Morphisms and Pushouts in Compact Normal Joinfit Frames

\(\mathfrak {KNJ}\) is the category of compact normal joinfit frames and frame homomorphisms and \(\mathfrak {KReg}\) is the coreflective subcategory of compact regular frames. This work investigates \(\mathfrak {KNJ}\) through its interaction with \(\mathfrak {KReg}\) via the coreflection \(\rho \). A \(\mathfrak {KNJ}\) morphism \(\phi : F \longrightarrow M\) is \(\mathcal {P}\)-essential if \(\phi \) is skeletal and the map between the frames of polars, \(\mathcal {P}(\phi ): \mathcal {P}F \longrightarrow \mathcal {P}M\) defined by \(\mathcal {P}(\phi )(p)=\phi (p)^{\perp \perp }\), is a boolean isomorphism. The \(\mathcal {P}\)-essential morphisms in \(\mathfrak {KNJ}\) are closely related to the essential embeddings in \(\mathfrak {KReg}\). We provide a characterization of the \(\mathcal {P}\)-essential morphisms in \(\mathfrak {KNJ}\) and a connection to the essential embeddings in \(\mathfrak {KReg}\). Further results about the preservation of joinfitness, the factorization of morphisms, and monomorphisms in \(\mathfrak {KNJ}\) are provided.

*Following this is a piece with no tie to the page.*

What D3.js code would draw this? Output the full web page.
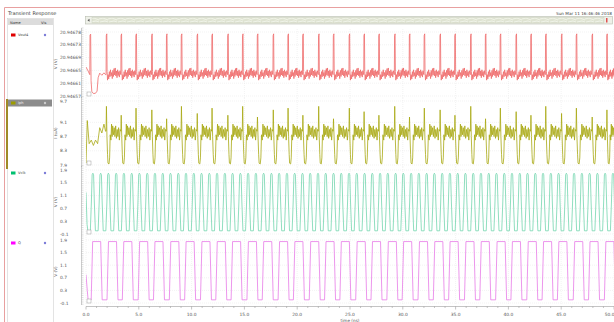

Moreover, in the category of \(\mathfrak {KNJ}\) objects and skeletal frame homomorphisms, \(\mathfrak {KNJS}\), we construct for \(F \in \mathfrak {KNJ}\) and \(\phi :\rho F \longrightarrow H\) (an arbitrary \(\mathfrak {KReg}\) essential embedding of \(\rho F\)) the \(\mathfrak {KNJS}\) pushout of \(\rho _F: \rho F \longrightarrow F\) and \(\phi : \rho F \longrightarrow H\). Lastly, we investigate the epimorphisms and epicomplete objects in \(\mathfrak {KNJS}\).